Безусловно, огромную работу при составлении каталога провели искусствоведы Н.В. Яковлева и А.С. Виноградова. В коллекции Мизгулина свыше 200 предметов, охватывающих более 150 лет (с 1809 г. до 1972 г.). Есть работы общеизвестных фирм и фабрик, а есть замечательные мастера, над расшифровкой инициалов которых пришлось покорпеть.
Вступительная статья А.Г. Елфимова представляет собой даже не эссе, а оду в прозе, пропетую соли и солонке, их значении на обеденном столе русского человека.

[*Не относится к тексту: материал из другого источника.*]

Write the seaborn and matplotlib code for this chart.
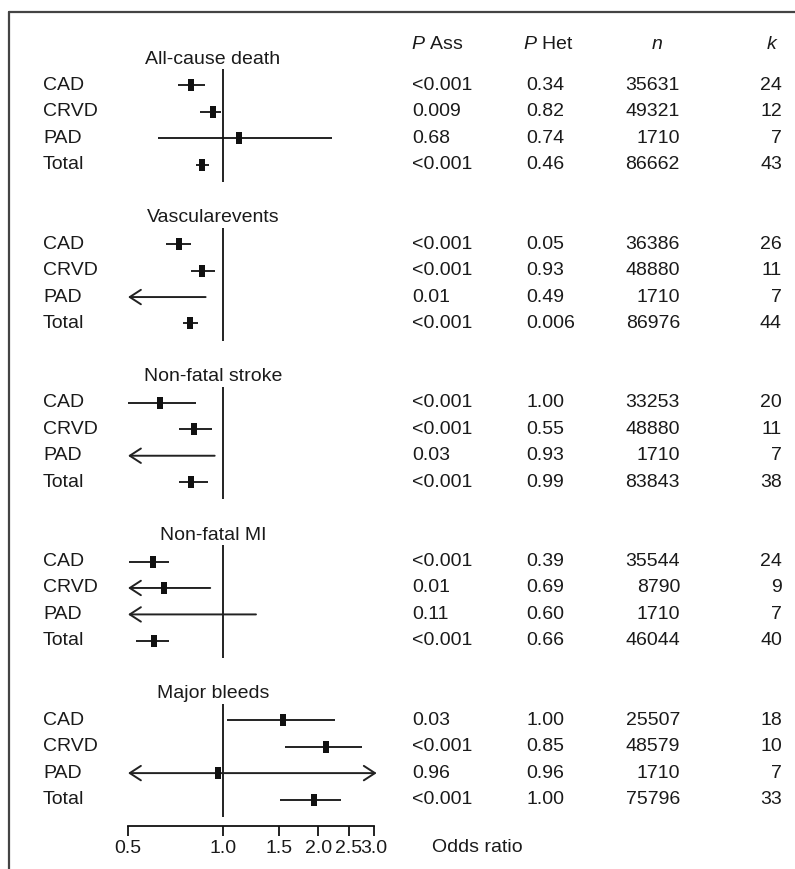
import numpy as np
import pandas as pd
import matplotlib
matplotlib.use("Agg")
import matplotlib.pyplot as plt
import matplotlib.transforms as mtransforms
from matplotlib.lines import Line2D
import seaborn as sns

# ---- data ----
groups = ["All-cause death", "Vascularevents", "Non-fatal stroke", "Non-fatal MI", "Major bleeds"]
subgroups = ["CAD", "CRVD", "PAD", "Total"]

# odds ratio and 95% CI per group (CAD, CRVD, PAD, Total); nan = off the 0.5-3.0 scale
or_est = [[0.79, 0.93, 1.12, 0.855],
          [0.725, 0.86, np.nan, 0.785],
          [0.633, 0.806, np.nan, 0.79],
          [0.60, 0.65, np.nan, 0.605],
          [1.55, 2.11, 0.96, 1.94]]
ci_lo = [[0.72, 0.846, 0.62, 0.82],
         [0.66, 0.79, np.nan, 0.746],
         [0.50, 0.725, np.nan, 0.725],
         [0.505, np.nan, np.nan, 0.53],
         [1.03, 1.57, np.nan, 1.51]]
ci_hi = [[0.875, 0.985, 2.21, 0.90],
         [0.79, 0.94, 0.88, 0.83],
         [0.82, 0.92, 0.94, 0.897],
         [0.676, 0.91, 1.27, 0.676],
         [2.26, 2.75, np.nan, 2.36]]

p_ass = [["<0.001", "0.009", "0.68", "<0.001"],
         ["<0.001", "<0.001", "0.01", "<0.001"],
         ["<0.001", "<0.001", "0.03", "<0.001"],
         ["<0.001", "0.01", "0.11", "<0.001"],
         ["0.03", "<0.001", "0.96", "<0.001"]]
p_het = [["0.34", "0.82", "0.74", "0.46"],
         ["0.05", "0.93", "0.49", "0.006"],
         ["1.00", "0.55", "0.93", "0.99"],
         ["0.39", "0.69", "0.60", "0.66"],
         ["1.00", "0.85", "0.96", "1.00"]]
n_obs = [[35631, 49321, 1710, 86662],
         [36386, 48880, 1710, 86976],
         [33253, 48880, 1710, 83843],
         [35544, 8790, 1710, 46044],
         [25507, 48579, 1710, 75796]]
k_studies = [[24, 12, 7, 43],
             [26, 11, 7, 44],
             [20, 11, 7, 38],
             [24, 9, 7, 40],
             [18, 10, 7, 33]]

xticks = [0.5, 1.0, 1.5, 2.0, 2.5, 3.0]
xticklabels = ["0.5", "1.0", "1.5", "2.0", "2.5", "3.0"]

# ---- long table ----
records = []
for g, grp in enumerate(groups):
    for s, sub in enumerate(subgroups):
        records.append(dict(group=grp, subgroup=sub, row=6 * g + 1 + s,
                            est=or_est[g][s], lo=ci_lo[g][s], hi=ci_hi[g][s],
                            pass_=p_ass[g][s], phet=p_het[g][s],
                            n_obs=n_obs[g][s], k_st=k_studies[g][s]))
df = pd.DataFrame(records)

sns.set_theme(style="ticks")
plt.rcParams["font.family"] = ["Liberation Sans", "DejaVu Sans"]
plt.rcParams["mathtext.fontset"] = "custom"
plt.rcParams["mathtext.it"] = "Liberation Sans:italic"
plt.rcParams["mathtext.rm"] = "Liberation Sans"

W, H = 795, 869
fig = plt.figure(figsize=(W / 100, H / 100), dpi=100)
row_px = 26.43
top_px = 59 - row_px          # row -1
bot_px = 826                  # row 29
ax = fig.add_axes([128 / W, 1 - bot_px / H, (374 - 128) / W, (bot_px - top_px) / H])

TXT = "#1a1a1a"
FS = 14
XMIN, XMAX = 0.5, 3.0

# CI lines and arrows
for _, r in df.iterrows():
    lo, hi, y = r["lo"], r["hi"], r["row"]
    kw = dict(color="#222222", lw=1.4, shrinkA=0, shrinkB=0, mutation_scale=20)
    if np.isnan(lo) and np.isnan(hi):
        ax.annotate("", xy=(3.06, y), xytext=(XMIN, y), annotation_clip=False,
                    arrowprops=dict(arrowstyle="<->,head_length=0.4,head_width=0.26", **kw))
    elif np.isnan(lo):
        ax.annotate("", xy=(XMIN, y), xytext=(hi, y), annotation_clip=False,
                    arrowprops=dict(arrowstyle="->,head_length=0.4,head_width=0.26", **kw))
    else:
        ax.hlines(y, lo, hi, color="#222222", lw=1.4)

# point estimates as small vertical boxes
box = [(-0.45, -1), (0.45, -1), (0.45, 1), (-0.45, 1)]
sns.scatterplot(data=df, x="est", y="row", marker=box, s=85, color="#111111",
                linewidth=0, ax=ax, zorder=3, legend=False)

# line of no effect for each group
for g in range(len(groups)):
    ax.vlines(1.0, 6 * g + 0.39, 6 * g + 4.65, color="#111111", lw=1.3)

ax.set_xscale("log")
ax.set_xlim(XMIN, XMAX)
ax.set_ylim(29, -1)
ax.set_xticks(xticks)
ax.set_xticklabels(xticklabels)
ax.xaxis.set_minor_locator(matplotlib.ticker.NullLocator())
ax.set_yticks([])
ax.set_xlabel("")
ax.set_ylabel("")
for side in ["top", "right", "left"]:
    ax.spines[side].set_visible(False)
ax.spines["bottom"].set_bounds(XMIN, XMAX)
ax.spines["bottom"].set_linewidth(1.3)
ax.spines["bottom"].set_color("#111111")
ax.tick_params(axis="x", direction="out", length=7, width=1.3, pad=3,
               labelsize=FS, colors="#111111", labelcolor=TXT)
ax.patch.set_alpha(0)

# text columns: x in figure pixels, y in data rows
tr = mtransforms.blended_transform_factory(fig.transFigure, ax.transData)


def fx(px):
    return px / W


def put(x, y, s, ha="left", **kw):
    ax.text(fx(x), y, s, transform=tr, ha=ha, va="center", fontsize=FS, color=TXT, **kw)


for g, grp in enumerate(groups):
    put(213, 6 * g, grp, ha="center")

for _, r in df.iterrows():
    y = r["row"]
    put(43, y, r["subgroup"])
    put(412, y, r["pass_"])
    put(526, y, r["phet"])
    put(680, y, str(r["n_obs"]), ha="right")
    put(782, y, str(r["k_st"]), ha="right")

hdr_row = -0.55
put(411, hdr_row, r"$\it{P}$ Ass")
put(523, hdr_row, r"$\it{P}$ Het")
put(657, hdr_row, "n", ha="center", style="italic")
put(776, hdr_row, "k", ha="right", style="italic")
put(432, 29.8, "Odds ratio")

# partial frame (top and left edges)
fig.add_artist(Line2D([fx(9), 1.0], [1 - 12 / H, 1 - 12 / H], transform=fig.transFigure,
                      color="#444444", lw=1.6))
fig.add_artist(Line2D([fx(9), fx(9)], [1 - 12 / H, 0.0], transform=fig.transFigure,
                      color="#444444", lw=1.6))

fig.savefig("out.png", dpi=100)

В сумме альбом-каталог получился ничем иным, как уникальным экспонатом. Завидую тем, кто попадёт на выставку солонок с альбомом-каталогом в руках, последний даёт возможность полнее войти в мир коллекции Мизгулина, почувствовать её атмосферу. На какие-то детали скорее обратишь внимание на фото, чем на самом предмете. На выставке нет возможности взять солонку, поднести к глазам…
Было бы страшно обидно, если такая великолепная коллекция имела бледненький альбом-каталог. Позволю себе портняжную аналогию: и костюм отличный, и на пуговицах не стали выгадывать. С чем и поздравляю благотворительный фонд «Возрождение Тобольска».